By this stage in my life I’d expected to be free of the responsibilities of small children at home, and for that matter I was hoping that my kids would have all left home, but it’s not to be. My two youngest daughters (both at an age where their mum and I were living in our own place building our own family) are still living at home, and add to that the fact that one of them has a 16 month old daughter and will soon be bringing another baby into the world, and at times I find myself wondering if I’m just being taken for a ride.
I’m lucky enough to be in a fairly secure job that pays pretty well, but at a stage in my life where I should really be making sure I have a solid retirement plan, the money that should be getting set aside to help support my wife and I in our retirement is being spent on supporting a growing list of dependents, and so I find myself worrying about the future and whether we’ll be able to live without hardship in retirement.
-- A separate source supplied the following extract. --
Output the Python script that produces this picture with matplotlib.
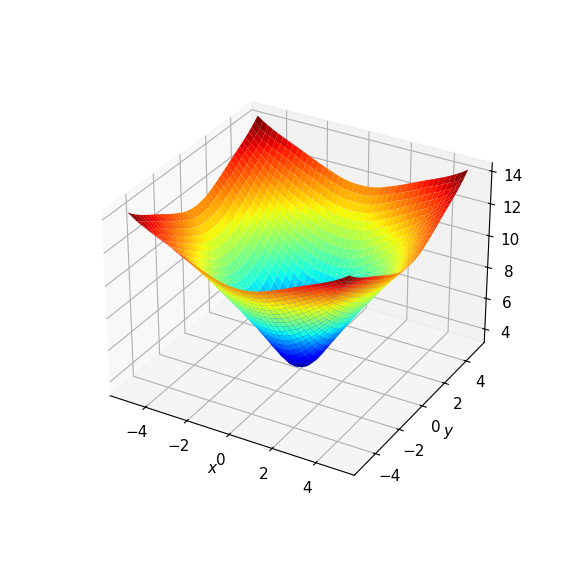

There are times I feel like kicking my adult daughters out of the house and forcing them to make their own way in the world – it works in nature, and I know some people that would do it in a heartbeat… but something holds me back. Whether it’s concern for their safety, a fear for what it would do to our granddaughter (and soon to arrive grandson), or just something in my mind saying “now what would your mum have done – certainly not that” that stops me from doing it I don’t know… but I do know that while I don’t want to see them suffer unduly, I also don’t want to see our plans for a secure retirement go down the tubes because of the continued drain on our resources from having to continue to support them.
… so I’m going to take these tired eyes, and my wife, and get away from things for the weekend. Hopefully a quiet relaxing time away from all of the stresses and pressures will allow me to see things a little clearer.